TASK DIRECTIONS ▸
Reproduce the lines exactly, beginning with the line that has "Write a Python" and ending with the line that has "from bokeh.resources import INLINE". Images are left out.

==== EXTRACTED DATA

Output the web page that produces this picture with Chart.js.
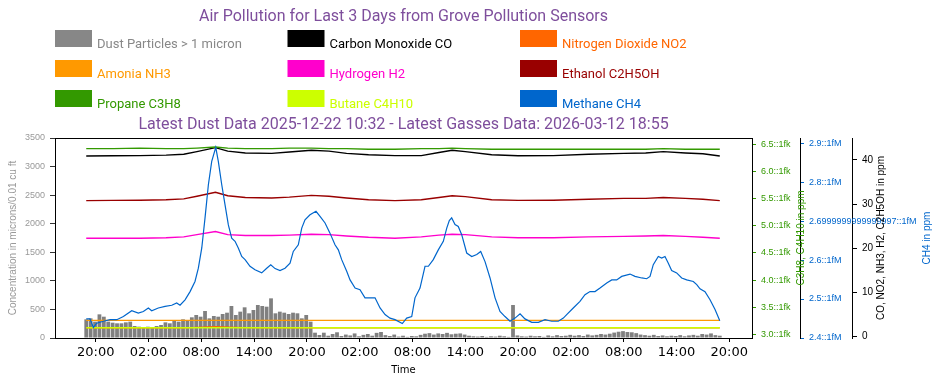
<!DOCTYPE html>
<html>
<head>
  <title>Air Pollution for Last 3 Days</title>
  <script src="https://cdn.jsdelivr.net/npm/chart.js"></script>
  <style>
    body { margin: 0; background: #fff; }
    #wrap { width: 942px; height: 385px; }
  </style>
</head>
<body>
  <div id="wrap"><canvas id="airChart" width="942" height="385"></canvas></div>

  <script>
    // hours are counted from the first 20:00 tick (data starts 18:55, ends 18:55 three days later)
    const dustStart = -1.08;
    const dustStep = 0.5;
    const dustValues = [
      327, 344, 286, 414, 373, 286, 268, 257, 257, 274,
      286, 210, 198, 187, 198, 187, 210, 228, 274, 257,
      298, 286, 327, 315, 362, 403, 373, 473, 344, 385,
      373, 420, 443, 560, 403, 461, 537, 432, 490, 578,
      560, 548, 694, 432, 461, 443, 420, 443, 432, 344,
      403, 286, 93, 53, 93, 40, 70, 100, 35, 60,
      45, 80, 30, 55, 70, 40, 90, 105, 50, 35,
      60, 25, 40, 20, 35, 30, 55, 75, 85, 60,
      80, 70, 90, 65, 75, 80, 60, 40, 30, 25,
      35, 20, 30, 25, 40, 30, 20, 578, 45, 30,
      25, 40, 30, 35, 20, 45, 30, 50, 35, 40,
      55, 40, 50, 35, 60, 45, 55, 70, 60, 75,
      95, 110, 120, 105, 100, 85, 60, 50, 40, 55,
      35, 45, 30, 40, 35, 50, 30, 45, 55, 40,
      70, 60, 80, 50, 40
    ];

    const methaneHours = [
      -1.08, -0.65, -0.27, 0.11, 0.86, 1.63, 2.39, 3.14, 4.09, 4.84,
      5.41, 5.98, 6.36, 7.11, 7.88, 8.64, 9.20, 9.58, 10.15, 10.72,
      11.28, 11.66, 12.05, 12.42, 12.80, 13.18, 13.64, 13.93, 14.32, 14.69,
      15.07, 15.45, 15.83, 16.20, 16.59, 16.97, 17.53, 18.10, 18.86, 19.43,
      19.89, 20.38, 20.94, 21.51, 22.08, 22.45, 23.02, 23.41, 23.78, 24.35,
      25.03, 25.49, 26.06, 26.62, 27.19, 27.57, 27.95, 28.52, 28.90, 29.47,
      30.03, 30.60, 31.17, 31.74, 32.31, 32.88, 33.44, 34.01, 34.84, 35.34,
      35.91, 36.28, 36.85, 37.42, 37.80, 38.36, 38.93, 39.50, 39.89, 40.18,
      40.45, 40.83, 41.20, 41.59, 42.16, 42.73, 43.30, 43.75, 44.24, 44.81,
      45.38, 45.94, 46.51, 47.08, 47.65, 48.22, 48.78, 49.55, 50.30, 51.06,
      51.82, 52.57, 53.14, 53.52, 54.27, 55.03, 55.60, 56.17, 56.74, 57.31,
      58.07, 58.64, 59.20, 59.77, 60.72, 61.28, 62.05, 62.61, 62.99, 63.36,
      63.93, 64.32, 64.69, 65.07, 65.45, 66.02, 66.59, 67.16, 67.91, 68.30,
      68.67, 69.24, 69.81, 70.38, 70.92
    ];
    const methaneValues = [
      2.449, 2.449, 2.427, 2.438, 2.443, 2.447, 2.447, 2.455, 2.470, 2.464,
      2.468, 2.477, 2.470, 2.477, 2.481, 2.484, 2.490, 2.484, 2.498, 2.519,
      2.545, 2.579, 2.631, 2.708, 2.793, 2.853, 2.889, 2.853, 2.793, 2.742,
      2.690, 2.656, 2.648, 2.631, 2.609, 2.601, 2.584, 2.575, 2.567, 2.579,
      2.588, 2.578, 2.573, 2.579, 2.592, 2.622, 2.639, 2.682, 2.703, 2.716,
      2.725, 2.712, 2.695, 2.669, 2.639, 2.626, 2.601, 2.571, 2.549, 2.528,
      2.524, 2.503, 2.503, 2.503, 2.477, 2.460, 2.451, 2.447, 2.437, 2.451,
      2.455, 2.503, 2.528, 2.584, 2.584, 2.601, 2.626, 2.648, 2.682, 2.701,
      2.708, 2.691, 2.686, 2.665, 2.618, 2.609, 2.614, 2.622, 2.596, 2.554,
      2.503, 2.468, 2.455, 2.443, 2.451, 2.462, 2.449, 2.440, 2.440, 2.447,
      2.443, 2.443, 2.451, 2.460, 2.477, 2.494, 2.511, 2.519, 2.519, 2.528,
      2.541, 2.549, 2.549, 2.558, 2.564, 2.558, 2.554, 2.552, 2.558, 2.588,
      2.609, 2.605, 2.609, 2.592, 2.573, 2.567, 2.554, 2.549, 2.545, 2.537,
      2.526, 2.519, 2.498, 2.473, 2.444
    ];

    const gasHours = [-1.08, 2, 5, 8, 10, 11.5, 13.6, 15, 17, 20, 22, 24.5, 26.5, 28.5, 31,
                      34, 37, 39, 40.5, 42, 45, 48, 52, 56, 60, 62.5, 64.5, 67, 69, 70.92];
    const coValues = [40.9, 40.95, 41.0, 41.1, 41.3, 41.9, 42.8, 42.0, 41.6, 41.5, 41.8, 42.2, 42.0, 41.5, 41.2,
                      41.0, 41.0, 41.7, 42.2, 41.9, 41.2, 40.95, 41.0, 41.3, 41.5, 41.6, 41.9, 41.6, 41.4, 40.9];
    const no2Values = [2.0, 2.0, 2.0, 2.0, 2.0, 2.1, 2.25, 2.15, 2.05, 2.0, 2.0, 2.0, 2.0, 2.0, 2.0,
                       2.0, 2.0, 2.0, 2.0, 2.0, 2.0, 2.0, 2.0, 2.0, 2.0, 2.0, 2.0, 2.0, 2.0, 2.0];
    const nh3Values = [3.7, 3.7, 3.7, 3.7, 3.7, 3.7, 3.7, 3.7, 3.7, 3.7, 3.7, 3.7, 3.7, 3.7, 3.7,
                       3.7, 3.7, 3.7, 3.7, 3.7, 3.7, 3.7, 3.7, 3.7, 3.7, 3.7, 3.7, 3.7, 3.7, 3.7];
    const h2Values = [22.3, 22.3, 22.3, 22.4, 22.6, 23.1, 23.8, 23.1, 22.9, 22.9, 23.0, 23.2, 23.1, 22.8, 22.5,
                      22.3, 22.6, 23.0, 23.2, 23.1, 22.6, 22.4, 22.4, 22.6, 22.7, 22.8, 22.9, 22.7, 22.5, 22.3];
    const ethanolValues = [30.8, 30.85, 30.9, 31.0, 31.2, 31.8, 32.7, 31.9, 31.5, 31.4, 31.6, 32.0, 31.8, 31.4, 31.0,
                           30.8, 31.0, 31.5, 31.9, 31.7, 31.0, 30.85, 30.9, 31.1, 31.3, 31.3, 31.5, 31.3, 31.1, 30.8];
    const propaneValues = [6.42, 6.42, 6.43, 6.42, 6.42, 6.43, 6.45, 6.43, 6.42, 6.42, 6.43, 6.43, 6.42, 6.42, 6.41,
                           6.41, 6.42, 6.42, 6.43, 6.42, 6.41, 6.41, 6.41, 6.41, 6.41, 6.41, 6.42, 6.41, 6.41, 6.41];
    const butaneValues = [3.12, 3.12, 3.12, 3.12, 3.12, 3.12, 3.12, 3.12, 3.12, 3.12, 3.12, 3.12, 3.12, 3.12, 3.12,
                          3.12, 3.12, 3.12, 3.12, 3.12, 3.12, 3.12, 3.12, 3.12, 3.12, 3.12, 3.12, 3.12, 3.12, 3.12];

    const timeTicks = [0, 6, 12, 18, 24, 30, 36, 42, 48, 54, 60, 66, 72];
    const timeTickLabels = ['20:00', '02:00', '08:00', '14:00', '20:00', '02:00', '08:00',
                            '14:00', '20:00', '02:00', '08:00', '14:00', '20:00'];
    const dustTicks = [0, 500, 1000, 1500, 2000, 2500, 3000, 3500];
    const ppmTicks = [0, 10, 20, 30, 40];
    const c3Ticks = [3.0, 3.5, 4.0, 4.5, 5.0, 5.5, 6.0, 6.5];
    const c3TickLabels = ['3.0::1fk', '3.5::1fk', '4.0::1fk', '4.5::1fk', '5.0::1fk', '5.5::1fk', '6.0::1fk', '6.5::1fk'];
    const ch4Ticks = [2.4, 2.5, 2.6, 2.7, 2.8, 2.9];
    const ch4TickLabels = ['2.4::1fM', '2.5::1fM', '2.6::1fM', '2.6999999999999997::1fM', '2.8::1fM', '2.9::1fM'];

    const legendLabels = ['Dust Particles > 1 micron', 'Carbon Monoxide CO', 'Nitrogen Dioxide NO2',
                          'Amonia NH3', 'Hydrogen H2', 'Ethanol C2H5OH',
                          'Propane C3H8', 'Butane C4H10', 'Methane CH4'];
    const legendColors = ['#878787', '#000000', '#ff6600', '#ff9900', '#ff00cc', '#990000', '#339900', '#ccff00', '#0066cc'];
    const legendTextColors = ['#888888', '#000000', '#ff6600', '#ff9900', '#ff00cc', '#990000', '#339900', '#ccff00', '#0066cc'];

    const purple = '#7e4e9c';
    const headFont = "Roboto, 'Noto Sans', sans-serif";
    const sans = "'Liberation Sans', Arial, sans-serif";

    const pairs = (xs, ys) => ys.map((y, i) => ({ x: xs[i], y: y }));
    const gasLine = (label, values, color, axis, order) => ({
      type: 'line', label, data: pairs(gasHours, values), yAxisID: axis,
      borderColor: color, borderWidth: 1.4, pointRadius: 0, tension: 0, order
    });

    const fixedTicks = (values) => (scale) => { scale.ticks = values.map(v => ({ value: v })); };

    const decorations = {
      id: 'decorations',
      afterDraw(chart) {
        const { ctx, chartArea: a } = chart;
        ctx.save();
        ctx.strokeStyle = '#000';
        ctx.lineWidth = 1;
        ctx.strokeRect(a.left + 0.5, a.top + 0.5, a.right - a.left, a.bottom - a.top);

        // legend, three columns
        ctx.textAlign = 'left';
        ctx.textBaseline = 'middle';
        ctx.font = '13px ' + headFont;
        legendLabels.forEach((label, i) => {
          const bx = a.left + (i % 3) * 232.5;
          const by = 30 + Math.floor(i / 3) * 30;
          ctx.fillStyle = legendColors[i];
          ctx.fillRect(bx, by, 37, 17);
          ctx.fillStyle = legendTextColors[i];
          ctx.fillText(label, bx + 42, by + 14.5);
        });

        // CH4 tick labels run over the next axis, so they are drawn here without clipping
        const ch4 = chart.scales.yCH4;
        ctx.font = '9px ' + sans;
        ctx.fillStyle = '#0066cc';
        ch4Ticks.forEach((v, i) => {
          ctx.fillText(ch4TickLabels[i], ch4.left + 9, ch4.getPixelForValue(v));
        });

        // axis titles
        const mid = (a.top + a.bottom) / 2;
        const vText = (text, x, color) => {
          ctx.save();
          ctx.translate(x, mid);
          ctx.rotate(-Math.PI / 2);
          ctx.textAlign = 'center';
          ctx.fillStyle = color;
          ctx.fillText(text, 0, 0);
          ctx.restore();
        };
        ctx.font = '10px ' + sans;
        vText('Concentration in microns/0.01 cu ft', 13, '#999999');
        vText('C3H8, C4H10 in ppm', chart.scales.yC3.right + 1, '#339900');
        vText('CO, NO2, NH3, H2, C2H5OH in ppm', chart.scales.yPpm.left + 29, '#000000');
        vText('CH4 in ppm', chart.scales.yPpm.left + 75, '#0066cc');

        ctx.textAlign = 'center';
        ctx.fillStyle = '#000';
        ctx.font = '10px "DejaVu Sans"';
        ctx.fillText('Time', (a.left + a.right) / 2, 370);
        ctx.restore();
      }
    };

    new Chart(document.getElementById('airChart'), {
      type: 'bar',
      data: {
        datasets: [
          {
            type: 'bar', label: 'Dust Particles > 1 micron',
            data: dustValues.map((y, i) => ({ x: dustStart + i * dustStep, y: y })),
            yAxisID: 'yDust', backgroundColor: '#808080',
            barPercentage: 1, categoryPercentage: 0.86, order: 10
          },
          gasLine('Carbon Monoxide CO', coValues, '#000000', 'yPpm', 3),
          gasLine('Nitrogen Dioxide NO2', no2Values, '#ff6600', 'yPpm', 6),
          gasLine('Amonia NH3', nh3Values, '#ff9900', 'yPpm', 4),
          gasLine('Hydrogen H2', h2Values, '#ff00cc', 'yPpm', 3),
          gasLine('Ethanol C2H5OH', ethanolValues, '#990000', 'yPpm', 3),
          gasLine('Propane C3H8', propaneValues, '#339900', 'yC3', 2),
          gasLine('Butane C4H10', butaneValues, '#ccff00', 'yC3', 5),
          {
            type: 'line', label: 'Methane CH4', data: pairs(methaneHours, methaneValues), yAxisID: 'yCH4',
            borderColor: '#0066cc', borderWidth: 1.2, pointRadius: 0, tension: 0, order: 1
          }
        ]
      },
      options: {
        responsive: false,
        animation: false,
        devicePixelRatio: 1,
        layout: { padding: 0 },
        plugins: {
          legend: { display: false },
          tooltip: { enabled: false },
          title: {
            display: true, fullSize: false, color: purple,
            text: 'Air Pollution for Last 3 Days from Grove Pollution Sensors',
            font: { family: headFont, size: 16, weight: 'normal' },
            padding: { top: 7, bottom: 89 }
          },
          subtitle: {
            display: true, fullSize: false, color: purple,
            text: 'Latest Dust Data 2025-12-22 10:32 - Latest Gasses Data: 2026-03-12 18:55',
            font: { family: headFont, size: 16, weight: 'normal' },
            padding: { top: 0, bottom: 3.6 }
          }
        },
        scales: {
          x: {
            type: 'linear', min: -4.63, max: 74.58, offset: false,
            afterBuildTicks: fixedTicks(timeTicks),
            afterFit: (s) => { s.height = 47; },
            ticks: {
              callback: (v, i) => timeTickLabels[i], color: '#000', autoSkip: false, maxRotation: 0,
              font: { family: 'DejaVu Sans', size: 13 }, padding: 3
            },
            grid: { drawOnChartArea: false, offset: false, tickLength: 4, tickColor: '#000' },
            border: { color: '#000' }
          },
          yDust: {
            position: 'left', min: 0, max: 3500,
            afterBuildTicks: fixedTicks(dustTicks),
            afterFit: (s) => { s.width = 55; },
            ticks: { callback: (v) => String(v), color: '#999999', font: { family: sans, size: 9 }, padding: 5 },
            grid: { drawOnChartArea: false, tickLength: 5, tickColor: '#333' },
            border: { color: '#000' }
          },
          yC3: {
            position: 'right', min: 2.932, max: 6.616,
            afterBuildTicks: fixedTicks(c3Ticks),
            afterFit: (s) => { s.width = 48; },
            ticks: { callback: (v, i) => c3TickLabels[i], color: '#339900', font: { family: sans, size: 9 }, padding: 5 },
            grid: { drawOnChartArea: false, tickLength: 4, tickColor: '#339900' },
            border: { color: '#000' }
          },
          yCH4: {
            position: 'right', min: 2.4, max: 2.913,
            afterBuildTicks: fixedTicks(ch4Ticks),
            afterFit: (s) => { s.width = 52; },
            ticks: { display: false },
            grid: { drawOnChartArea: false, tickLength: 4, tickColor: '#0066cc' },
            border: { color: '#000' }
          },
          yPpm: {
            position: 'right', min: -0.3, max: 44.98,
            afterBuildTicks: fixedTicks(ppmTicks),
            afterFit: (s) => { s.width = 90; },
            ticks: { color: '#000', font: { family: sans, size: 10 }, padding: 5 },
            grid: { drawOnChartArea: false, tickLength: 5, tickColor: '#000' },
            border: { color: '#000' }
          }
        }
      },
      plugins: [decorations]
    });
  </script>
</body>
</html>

========
==== EXTRACTED DATA

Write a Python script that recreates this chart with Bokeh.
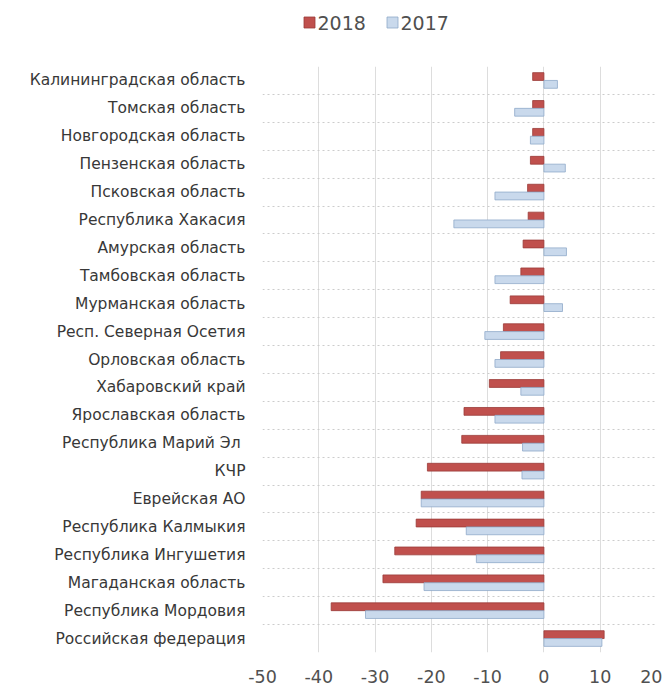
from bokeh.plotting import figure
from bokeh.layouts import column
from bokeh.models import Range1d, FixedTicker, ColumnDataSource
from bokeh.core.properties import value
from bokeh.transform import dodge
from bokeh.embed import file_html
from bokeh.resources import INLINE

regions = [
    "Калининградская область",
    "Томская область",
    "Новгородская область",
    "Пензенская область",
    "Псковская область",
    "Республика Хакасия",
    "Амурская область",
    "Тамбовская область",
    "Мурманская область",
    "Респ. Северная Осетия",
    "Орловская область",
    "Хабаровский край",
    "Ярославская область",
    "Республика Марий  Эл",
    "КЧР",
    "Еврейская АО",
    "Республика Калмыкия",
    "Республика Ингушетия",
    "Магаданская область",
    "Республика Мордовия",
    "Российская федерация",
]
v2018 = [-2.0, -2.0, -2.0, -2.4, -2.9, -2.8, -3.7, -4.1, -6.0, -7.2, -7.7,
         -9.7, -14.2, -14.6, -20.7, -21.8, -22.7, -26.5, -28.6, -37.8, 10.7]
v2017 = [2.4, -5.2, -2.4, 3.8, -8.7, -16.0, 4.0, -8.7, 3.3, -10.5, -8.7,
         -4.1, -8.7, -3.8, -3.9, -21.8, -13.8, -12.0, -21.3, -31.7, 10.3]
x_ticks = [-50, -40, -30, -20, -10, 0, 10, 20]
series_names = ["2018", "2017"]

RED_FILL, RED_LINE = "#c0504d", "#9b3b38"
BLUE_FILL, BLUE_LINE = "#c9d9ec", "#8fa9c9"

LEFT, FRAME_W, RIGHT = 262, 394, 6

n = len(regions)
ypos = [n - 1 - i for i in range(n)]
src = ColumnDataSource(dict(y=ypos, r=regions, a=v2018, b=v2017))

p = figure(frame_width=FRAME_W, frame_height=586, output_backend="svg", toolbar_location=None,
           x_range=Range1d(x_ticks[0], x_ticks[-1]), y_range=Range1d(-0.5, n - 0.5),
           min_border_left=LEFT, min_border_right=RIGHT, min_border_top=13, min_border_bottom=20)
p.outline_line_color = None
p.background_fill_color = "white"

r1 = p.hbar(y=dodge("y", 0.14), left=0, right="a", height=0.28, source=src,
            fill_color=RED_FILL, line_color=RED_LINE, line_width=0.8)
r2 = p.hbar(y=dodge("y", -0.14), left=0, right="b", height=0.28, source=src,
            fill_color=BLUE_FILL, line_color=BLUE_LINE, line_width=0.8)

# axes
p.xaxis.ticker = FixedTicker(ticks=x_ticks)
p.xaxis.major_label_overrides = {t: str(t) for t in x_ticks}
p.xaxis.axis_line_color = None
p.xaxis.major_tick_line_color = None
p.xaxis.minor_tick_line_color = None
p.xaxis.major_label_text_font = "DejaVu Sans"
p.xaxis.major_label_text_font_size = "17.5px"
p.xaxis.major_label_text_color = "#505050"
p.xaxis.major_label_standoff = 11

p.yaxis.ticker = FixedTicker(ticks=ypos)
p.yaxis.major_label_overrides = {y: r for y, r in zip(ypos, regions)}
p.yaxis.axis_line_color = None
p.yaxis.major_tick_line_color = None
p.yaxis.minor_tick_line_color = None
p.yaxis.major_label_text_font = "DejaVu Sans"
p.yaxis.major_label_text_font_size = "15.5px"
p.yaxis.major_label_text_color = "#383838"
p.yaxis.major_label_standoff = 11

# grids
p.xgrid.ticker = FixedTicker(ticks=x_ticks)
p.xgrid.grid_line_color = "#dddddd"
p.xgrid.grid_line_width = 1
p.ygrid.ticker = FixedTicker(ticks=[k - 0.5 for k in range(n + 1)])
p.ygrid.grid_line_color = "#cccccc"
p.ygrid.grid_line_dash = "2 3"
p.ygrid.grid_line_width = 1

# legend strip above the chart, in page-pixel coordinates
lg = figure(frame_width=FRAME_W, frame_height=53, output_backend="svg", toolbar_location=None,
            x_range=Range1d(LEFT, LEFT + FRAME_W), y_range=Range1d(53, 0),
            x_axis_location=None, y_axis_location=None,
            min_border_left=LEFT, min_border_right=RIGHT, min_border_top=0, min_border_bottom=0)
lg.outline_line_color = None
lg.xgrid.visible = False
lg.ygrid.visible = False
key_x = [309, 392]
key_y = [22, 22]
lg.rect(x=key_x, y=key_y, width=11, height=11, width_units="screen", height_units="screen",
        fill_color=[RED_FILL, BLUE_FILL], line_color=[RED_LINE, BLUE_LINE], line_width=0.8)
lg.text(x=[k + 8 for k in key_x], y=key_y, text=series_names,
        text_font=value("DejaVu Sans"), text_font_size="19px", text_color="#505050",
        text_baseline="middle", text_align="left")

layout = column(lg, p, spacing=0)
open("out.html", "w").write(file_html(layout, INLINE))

========

WRITTEN ANSWER ▸
Write a Python script that recreates this chart with Bokeh.
from bokeh.plotting import figure
from bokeh.layouts import column
from bokeh.models import Range1d, FixedTicker, ColumnDataSource
from bokeh.core.properties import value
from bokeh.transform import dodge
from bokeh.embed import file_html
from bokeh.resources import INLINE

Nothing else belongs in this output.